ここからカラーグレーディングで色を演出していきます。
つぎにLUTですが、オリジナルで作ったLUTと既存のLUTをパラレルノードを使って、重ね掛けしています。まず、ノード05では、オリジナルのLUTを作成して適用しています。ティール&オレンジを意識した秋の深い色合いを表現したLUTになります。
LUTコンセプト
深い秋の色合いをイメージして、アンバートーンに仕上げました。主に風景撮影に特化した色合いです。
留意点
森の中や植物のあるシーンで使用してみてください。しっかりカラーコレクションを行った上で使用すると深い秋の色合いが楽しめます。
(このLUTはN-Logに直接かけるものではなく、DaVinci Wide Gamutに変換しカラーコレクションを行なったノード以降に適用するものになります)
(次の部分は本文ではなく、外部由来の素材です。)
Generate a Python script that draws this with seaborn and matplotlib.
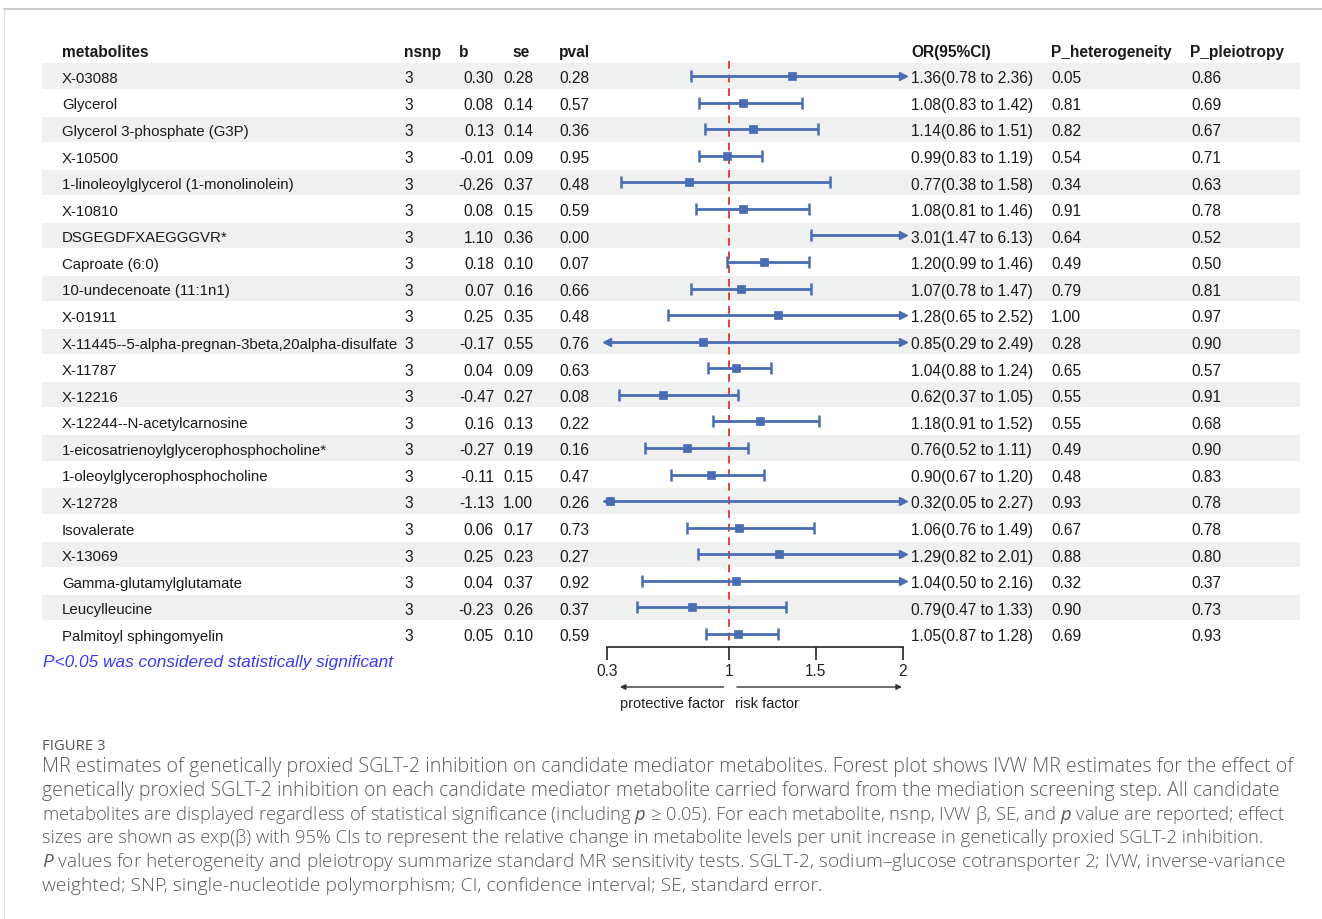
import matplotlib.pyplot as plt
import seaborn as sns
import pandas as pd
from matplotlib.lines import Line2D

metabolites = ["X-03088", "Glycerol", "Glycerol 3-phosphate (G3P)", "X-10500",
               "1-linoleoylglycerol (1-monolinolein)", "X-10810", "DSGEGDFXAEGGGVR*",
               "Caproate (6:0)", "10-undecenoate (11:1n1)", "X-01911",
               "X-11445--5-alpha-pregnan-3beta,20alpha-disulfate", "X-11787", "X-12216",
               "X-12244--N-acetylcarnosine", "1-eicosatrienoylglycerophosphocholine*",
               "1-oleoylglycerophosphocholine", "X-12728", "Isovalerate", "X-13069",
               "Gamma-glutamylglutamate", "Leucylleucine", "Palmitoyl sphingomyelin"]
nsnp = [3, 3, 3, 3, 3, 3, 3, 3, 3, 3, 3, 3, 3, 3, 3, 3, 3, 3, 3, 3, 3, 3]
b = [0.30, 0.08, 0.13, -0.01, -0.26, 0.08, 1.10, 0.18, 0.07, 0.25, -0.17,
     0.04, -0.47, 0.16, -0.27, -0.11, -1.13, 0.06, 0.25, 0.04, -0.23, 0.05]
se = [0.28, 0.14, 0.14, 0.09, 0.37, 0.15, 0.36, 0.10, 0.16, 0.35, 0.55,
      0.09, 0.27, 0.13, 0.19, 0.15, 1.00, 0.17, 0.23, 0.37, 0.26, 0.10]
pval = [0.28, 0.57, 0.36, 0.95, 0.48, 0.59, 0.00, 0.07, 0.66, 0.48, 0.76,
        0.63, 0.08, 0.22, 0.16, 0.47, 0.26, 0.73, 0.27, 0.92, 0.37, 0.59]
or_est = [1.36, 1.08, 1.14, 0.99, 0.77, 1.08, 3.01, 1.20, 1.07, 1.28, 0.85,
          1.04, 0.62, 1.18, 0.76, 0.90, 0.32, 1.06, 1.29, 1.04, 0.79, 1.05]
or_low = [0.78, 0.83, 0.86, 0.83, 0.38, 0.81, 1.47, 0.99, 0.78, 0.65, 0.29,
          0.88, 0.37, 0.91, 0.52, 0.67, 0.05, 0.76, 0.82, 0.50, 0.47, 0.87]
or_high = [2.36, 1.42, 1.51, 1.19, 1.58, 1.46, 6.13, 1.46, 1.47, 2.52, 2.49,
           1.24, 1.05, 1.52, 1.11, 1.20, 2.27, 1.49, 2.01, 2.16, 1.33, 1.28]
p_het = [0.05, 0.81, 0.82, 0.54, 0.34, 0.91, 0.64, 0.49, 0.79, 1.00, 0.28,
         0.65, 0.55, 0.55, 0.49, 0.48, 0.93, 0.67, 0.88, 0.32, 0.90, 0.69]
p_pleio = [0.86, 0.69, 0.67, 0.71, 0.63, 0.78, 0.52, 0.50, 0.81, 0.97, 0.90,
           0.57, 0.91, 0.68, 0.90, 0.83, 0.78, 0.78, 0.80, 0.37, 0.73, 0.93]
x_ticks = [0.3, 1, 1.5, 2]
x_tick_labels = ["0.3", "1", "1.5", "2"]

caption = [
    "MR estimates of genetically proxied SGLT-2 inhibition on candidate mediator metabolites. Forest plot shows IVW MR estimates for the effect of",
    "genetically proxied SGLT-2 inhibition on each candidate mediator metabolite carried forward from the mediation screening step. All candidate",
    "metabolites are displayed regardless of statistical significance (including $p$ \u2265 0.05). For each metabolite, nsnp, IVW \u03b2, SE, and $p$ value are reported; effect",
    "sizes are shown as exp(\u03b2) with 95% CIs to represent the relative change in metabolite levels per unit increase in genetically proxied SGLT-2 inhibition.",
    "$P$ values for heterogeneity and pleiotropy summarize standard MR sensitivity tests. SGLT-2, sodium\u2013glucose cotransporter 2; IVW, inverse-variance",
    "weighted; SNP, single-nucleotide polymorphism; CI, confidence interval; SE, standard error.",
]
# right edge (px) of each caption line in the reference
caption_right = [1287, 1278, 1289, 1257, 1289, 818]

sns.set_theme(style="white")
plt.rcParams["font.family"] = ["Liberation Sans", "DejaVu Sans"]
plt.rcParams["mathtext.fontset"] = "custom"
plt.rcParams["mathtext.it"] = "Open Sans:italic"
plt.rcParams["mathtext.rm"] = "Open Sans"

df = pd.DataFrame({"name": metabolites, "nsnp": nsnp, "b": b, "se": se, "pval": pval,
                   "or_est": or_est, "or_low": or_low, "or_high": or_high,
                   "p_het": p_het, "p_pleio": p_pleio})
df["row"] = range(len(df))

W, H = 1322, 920
fig = plt.figure(figsize=(W / 100, H / 100), dpi=100)
fig.patch.set_facecolor("white")

# rows: centre of row 0 at 77px, pitch 26.57px
pitch = 26.57
top_px = 77 - 1.5 * pitch
bot_px = 77 + 21.5 * pitch
ax_bottom = 1 - bot_px / H
ax_height = (bot_px - top_px) / H

ylim = (len(df) - 0.5, -1.5)

# table axes, x in pixels
axt = fig.add_axes([0, ax_bottom, 1, ax_height], zorder=0)
axt.set_xlim(0, W)
axt.set_ylim(*ylim)
axt.axis("off")

shade = df[df["row"] % 2 == 0]
axt.barh(shade["row"], 1258, left=42, height=0.95, color="#eff1f1", linewidth=0)

fs = 11.2
fs_name = 10.8
txt = "#1a1a1a"
dy = 0.07  # text sits a touch lower than the row centre
headers = [("metabolites", 62), ("nsnp", 404), ("b", 459), ("se", 512), ("pval", 559),
           ("OR(95%CI)", 911), ("P_heterogeneity", 1051), ("P_pleiotropy", 1190)]
for label, x in headers:
    axt.text(x, -1 + dy, label, ha="left", va="center", fontsize=fs,
             fontweight="bold", color=txt)

for _, r in df.iterrows():
    y = r["row"] + dy
    axt.text(62, y, r["name"], ha="left", va="center", fontsize=fs_name, color=txt)
    axt.text(404, y, f"{r['nsnp']}", ha="left", va="center", fontsize=fs, color=txt)
    axt.text(494, y, f"{r['b']:.2f}", ha="right", va="center", fontsize=fs, color=txt)
    axt.text(533, y, f"{r['se']:.2f}", ha="right", va="center", fontsize=fs, color=txt)
    axt.text(559, y, f"{r['pval']:.2f}", ha="left", va="center", fontsize=fs, color=txt)
    axt.text(911, y, f"{r['or_est']:.2f}({r['or_low']:.2f} to {r['or_high']:.2f})",
             ha="left", va="center", fontsize=fs, color=txt)
    axt.text(1051, y, f"{r['p_het']:.2f}", ha="left", va="center", fontsize=fs, color=txt)
    axt.text(1191, y, f"{r['p_pleio']:.2f}", ha="left", va="center", fontsize=fs, color=txt)

# forest axes
xmin, xmax = 0.3, 2.0
axf = fig.add_axes([607 / W, ax_bottom, (903 - 607) / W, ax_height], zorder=1)
axf.patch.set_alpha(0)
blue = "#4a6cb3"

df["lo_c"] = df["or_low"].clip(lower=xmin)
df["hi_c"] = df["or_high"].clip(upper=xmax)

axf.vlines(1, -0.55, len(df) - 0.5, colors="#e8403c", linestyles=(0, (4, 3)), lw=1.4, zorder=1)
axf.hlines(df["row"], df["lo_c"], df["hi_c"], colors=blue, lw=2, zorder=2)

cap_lo = df[df["or_low"] >= xmin]
cap_hi = df[df["or_high"] <= xmax]
axf.plot(cap_lo["or_low"], cap_lo["row"], ls="none", marker="|", ms=9, mew=1.8,
         color=blue, clip_on=False, zorder=3)
axf.plot(cap_hi["or_high"], cap_hi["row"], ls="none", marker="|", ms=9, mew=1.8,
         color=blue, clip_on=False, zorder=3)

arr_lo = df[df["or_low"] < xmin]
arr_hi = df[df["or_high"] > xmax]
axf.plot(arr_lo["lo_c"], arr_lo["row"], ls="none", marker="<", ms=6, color=blue,
         clip_on=False, zorder=3)
axf.plot(arr_hi["hi_c"], arr_hi["row"], ls="none", marker=">", ms=6, color=blue,
         clip_on=False, zorder=3)

inside = df[(df["or_est"] >= xmin) & (df["or_est"] <= xmax)]
sns.scatterplot(data=inside, x="or_est", y="row", marker="s", s=32, color=blue,
                edgecolor=blue, linewidth=0.5, ax=axf, zorder=4, clip_on=False)

axf.set_xlim(xmin, xmax)
axf.set_ylim(*ylim)
axf.set_xlabel("")
axf.set_ylabel("")
axf.set_yticks([])
axf.set_xticks(x_ticks)
axf.set_xticklabels(x_tick_labels)
for s in ["top", "left", "right"]:
    axf.spines[s].set_visible(False)
axf.spines["bottom"].set_color("#222222")
axf.spines["bottom"].set_linewidth(1.2)
axf.tick_params(axis="x", direction="out", length=9, width=1.2, pad=2,
                labelsize=11.2, colors="#222222", bottom=True)

# direction arrows under the axis
arr_y = -(688 - bot_px) / (bot_px - top_px)
lab_y = -(704 - bot_px) / (bot_px - top_px)
trans = axf.get_xaxis_transform()
axf.annotate("", xy=(0.358, arr_y), xytext=(0.985, arr_y), xycoords=trans,
             arrowprops=dict(arrowstyle="-|>", color="#333333", lw=1, mutation_scale=8),
             annotation_clip=False)
axf.annotate("", xy=(2.01, arr_y), xytext=(1.03, arr_y), xycoords=trans,
             arrowprops=dict(arrowstyle="-|>", color="#333333", lw=1, mutation_scale=8),
             annotation_clip=False)
axf.text(0.975, lab_y, "protective factor", transform=trans, ha="right", va="center",
         fontsize=10.5, color="#222222")
axf.text(1.035, lab_y, "risk factor", transform=trans, ha="left", va="center",
         fontsize=10.5, color="#222222")

fig.text(43 / W, 1 - 663 / H, "P<0.05 was considered statistically significant",
         ha="left", va="center", fontsize=12.4, style="italic", color="#3b3bf3")

# page border and caption
fig.add_artist(Line2D([4 / W, 1], [1 - 9.5 / H] * 2, transform=fig.transFigure,
                      color="#cccccc", lw=1.5))
fig.add_artist(Line2D([4 / W, 4 / W], [1 - 9.5 / H, 0], transform=fig.transFigure,
                      color="#e2e2e2", lw=0.8))

cap_family = ["Open Sans", "DejaVu Sans"]
fig.text(42 / W, 1 - 747 / H, "FIGURE 3", ha="left", va="center", fontsize=10.7,
         color="#555555", family=cap_family)

# size each caption line so it ends where the reference line ends
renderer = fig.canvas.get_renderer()
base = 13.6
for i, (line, right) in enumerate(zip(caption, caption_right)):
    t = fig.text(42 / W, 1 - (767 + 23.8 * i) / H, line, ha="left", va="center",
                 fontsize=base, color="#5a5a5a", family=cap_family, fontweight="light")
    width = t.get_window_extent(renderer).width
    t.set_fontsize(min(max(base * (right - 42) / width, 13.0), 14.2))

fig.savefig("out.png", dpi=100, facecolor="white")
ノード06では、DaVinci Resolveに元から入っているFilm Looks Rec709 Kodak 2383 D60というLUTを適用します。
ノードキーパネルの「キー出力」のゲイン値を下げることでノード06のLUTの効果を弱め、重ね掛けをするブレンド具合を調整します。
最終ノードの「カラースペース変換」の前に、クリップごとに効果を加え、映像をさらに印象的にしていきます。
円形の「パワーウィンドウ」を使い選択し、画面の左上から光が指しているライティング効果を加えます。
「クオリファイアー」を使い紅葉した葉の部分を抜き出し背景と分離して調整することで印象度が増します。
「パワーウィンドウ」でマスクを作り反転して周辺減光を表現します。
全カットのカラーグレーディングを終えたら出力を行い、実際に見られる環境、今回はスマートフォンでの見え方を確認し、必要に応じて何度も再調整を繰り返します。
専門知識がない中での映像制作のスタートでしたが、仕事をいただくたびに新しい技術を学び、自分の成長につながっているように思います。
SNSをきっかけに始まった映像制作、以前は投稿数を増やすことに注力していましたが、今は自分の表現したい映像を追求する方向にシフトしています。それを理解してくださるクライアントとの仕事は、とてもやりがいがあります。
Z6IIIのようなコンパクトなボディで6K RAWとスチルが撮れるカメラは自分のような活動をしているクリエイターにはまさにぴったりだと思っています。